- [STATED EXERCISE] Whenever a line below holds the word "this", copy that line.

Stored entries
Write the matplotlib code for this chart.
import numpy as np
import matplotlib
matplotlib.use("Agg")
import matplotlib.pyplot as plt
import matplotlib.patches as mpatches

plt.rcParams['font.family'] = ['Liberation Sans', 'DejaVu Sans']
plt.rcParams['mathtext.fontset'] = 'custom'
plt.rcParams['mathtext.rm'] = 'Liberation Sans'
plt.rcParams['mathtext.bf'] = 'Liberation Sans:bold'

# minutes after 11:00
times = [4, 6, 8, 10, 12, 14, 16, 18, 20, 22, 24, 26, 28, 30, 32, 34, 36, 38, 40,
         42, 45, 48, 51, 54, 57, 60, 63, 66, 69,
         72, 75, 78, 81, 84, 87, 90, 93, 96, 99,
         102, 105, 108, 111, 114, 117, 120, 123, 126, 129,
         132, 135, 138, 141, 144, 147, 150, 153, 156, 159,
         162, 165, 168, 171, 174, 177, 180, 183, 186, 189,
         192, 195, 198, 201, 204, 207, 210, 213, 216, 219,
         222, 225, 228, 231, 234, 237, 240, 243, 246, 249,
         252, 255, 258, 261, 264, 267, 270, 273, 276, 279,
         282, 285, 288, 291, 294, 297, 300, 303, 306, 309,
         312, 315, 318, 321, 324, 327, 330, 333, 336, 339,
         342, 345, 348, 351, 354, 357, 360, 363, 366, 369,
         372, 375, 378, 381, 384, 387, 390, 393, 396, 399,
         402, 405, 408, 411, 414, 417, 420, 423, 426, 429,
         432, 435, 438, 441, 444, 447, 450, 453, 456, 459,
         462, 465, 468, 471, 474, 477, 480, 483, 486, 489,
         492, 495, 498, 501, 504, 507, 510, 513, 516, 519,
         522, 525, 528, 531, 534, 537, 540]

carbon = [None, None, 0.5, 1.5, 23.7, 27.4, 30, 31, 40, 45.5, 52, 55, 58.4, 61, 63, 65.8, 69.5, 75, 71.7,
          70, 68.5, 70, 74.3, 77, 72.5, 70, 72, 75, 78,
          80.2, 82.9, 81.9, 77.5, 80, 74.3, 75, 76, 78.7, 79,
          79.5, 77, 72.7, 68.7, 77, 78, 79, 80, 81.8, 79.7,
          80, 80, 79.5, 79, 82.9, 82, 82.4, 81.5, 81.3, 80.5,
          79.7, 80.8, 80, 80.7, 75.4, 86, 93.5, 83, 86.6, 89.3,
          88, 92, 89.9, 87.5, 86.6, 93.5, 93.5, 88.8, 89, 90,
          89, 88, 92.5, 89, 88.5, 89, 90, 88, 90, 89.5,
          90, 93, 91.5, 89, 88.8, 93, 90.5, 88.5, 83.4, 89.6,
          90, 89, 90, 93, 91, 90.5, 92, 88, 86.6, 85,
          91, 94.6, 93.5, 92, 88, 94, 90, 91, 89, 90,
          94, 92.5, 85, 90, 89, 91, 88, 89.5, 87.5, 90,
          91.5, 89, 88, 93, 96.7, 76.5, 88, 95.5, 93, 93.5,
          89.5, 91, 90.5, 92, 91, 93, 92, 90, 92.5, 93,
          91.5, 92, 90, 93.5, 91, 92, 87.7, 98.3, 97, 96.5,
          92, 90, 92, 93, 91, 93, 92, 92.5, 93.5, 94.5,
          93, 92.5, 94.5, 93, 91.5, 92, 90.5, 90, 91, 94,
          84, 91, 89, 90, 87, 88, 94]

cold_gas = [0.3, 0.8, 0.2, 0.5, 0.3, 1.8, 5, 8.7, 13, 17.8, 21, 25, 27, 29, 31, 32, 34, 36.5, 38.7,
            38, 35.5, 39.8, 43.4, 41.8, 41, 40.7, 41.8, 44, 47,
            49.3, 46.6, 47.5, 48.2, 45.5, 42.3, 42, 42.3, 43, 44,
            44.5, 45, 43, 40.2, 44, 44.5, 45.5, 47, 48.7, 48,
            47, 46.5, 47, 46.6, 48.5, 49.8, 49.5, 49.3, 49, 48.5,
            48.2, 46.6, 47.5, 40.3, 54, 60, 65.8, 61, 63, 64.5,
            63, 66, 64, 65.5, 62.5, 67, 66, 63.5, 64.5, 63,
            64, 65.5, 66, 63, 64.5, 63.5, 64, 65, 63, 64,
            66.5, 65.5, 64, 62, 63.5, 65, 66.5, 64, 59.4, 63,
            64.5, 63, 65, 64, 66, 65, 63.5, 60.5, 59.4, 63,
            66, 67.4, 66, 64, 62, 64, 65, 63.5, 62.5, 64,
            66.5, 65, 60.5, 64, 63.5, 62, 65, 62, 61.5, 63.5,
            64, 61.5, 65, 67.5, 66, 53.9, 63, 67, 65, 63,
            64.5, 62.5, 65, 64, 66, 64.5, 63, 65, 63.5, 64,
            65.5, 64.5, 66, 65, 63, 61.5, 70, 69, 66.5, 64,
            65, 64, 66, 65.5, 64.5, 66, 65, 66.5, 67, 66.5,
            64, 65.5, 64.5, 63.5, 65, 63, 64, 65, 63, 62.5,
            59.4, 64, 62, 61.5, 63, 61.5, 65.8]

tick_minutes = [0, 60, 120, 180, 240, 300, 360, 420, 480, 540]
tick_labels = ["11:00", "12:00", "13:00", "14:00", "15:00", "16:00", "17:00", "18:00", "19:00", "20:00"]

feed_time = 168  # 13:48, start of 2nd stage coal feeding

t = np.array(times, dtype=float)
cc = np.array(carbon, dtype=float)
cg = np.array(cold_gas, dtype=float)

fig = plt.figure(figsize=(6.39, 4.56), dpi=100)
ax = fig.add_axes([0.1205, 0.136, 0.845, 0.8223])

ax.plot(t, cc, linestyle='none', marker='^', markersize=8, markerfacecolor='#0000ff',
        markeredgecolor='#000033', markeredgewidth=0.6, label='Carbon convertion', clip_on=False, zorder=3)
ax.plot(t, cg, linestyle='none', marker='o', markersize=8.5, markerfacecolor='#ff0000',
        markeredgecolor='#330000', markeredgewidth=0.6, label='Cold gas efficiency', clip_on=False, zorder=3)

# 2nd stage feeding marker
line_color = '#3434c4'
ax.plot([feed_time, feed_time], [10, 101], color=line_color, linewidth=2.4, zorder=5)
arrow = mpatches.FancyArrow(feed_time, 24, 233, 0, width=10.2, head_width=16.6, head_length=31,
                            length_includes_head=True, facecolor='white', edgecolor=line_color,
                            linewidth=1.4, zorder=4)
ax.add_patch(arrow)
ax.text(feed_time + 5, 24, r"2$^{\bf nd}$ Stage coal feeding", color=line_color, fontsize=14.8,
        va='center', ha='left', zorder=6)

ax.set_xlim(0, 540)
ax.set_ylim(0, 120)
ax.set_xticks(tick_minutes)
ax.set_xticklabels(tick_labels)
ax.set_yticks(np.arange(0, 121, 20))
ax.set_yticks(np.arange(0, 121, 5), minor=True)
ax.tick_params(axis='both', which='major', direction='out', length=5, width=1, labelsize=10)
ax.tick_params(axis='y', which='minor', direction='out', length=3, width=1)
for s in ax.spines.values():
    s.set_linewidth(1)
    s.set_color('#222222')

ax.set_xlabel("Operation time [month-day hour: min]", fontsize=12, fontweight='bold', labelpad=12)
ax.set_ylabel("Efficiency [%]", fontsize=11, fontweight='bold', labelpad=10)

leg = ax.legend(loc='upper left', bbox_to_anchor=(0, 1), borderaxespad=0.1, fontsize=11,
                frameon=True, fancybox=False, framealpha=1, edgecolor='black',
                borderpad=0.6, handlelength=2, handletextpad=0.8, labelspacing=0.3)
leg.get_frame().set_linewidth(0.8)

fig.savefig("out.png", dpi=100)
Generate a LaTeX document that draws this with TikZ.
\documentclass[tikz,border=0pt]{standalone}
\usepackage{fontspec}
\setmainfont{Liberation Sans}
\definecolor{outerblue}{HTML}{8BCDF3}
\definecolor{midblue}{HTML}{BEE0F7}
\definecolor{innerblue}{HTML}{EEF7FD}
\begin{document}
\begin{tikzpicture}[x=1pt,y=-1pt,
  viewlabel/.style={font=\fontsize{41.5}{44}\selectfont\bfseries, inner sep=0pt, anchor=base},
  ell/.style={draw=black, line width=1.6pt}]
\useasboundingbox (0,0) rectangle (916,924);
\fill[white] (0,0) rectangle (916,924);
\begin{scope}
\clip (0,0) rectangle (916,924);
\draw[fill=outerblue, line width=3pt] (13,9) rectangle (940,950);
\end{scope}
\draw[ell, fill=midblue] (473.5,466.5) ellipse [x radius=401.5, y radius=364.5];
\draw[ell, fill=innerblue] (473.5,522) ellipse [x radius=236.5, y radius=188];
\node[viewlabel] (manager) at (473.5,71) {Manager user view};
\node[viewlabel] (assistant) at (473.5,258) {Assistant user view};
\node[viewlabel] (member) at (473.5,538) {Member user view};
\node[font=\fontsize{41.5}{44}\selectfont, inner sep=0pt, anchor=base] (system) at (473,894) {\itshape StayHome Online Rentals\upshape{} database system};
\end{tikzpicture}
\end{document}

- [WRITTEN RESPONSE]
Write the matplotlib code for this chart.
Generate a LaTeX document that draws this with TikZ.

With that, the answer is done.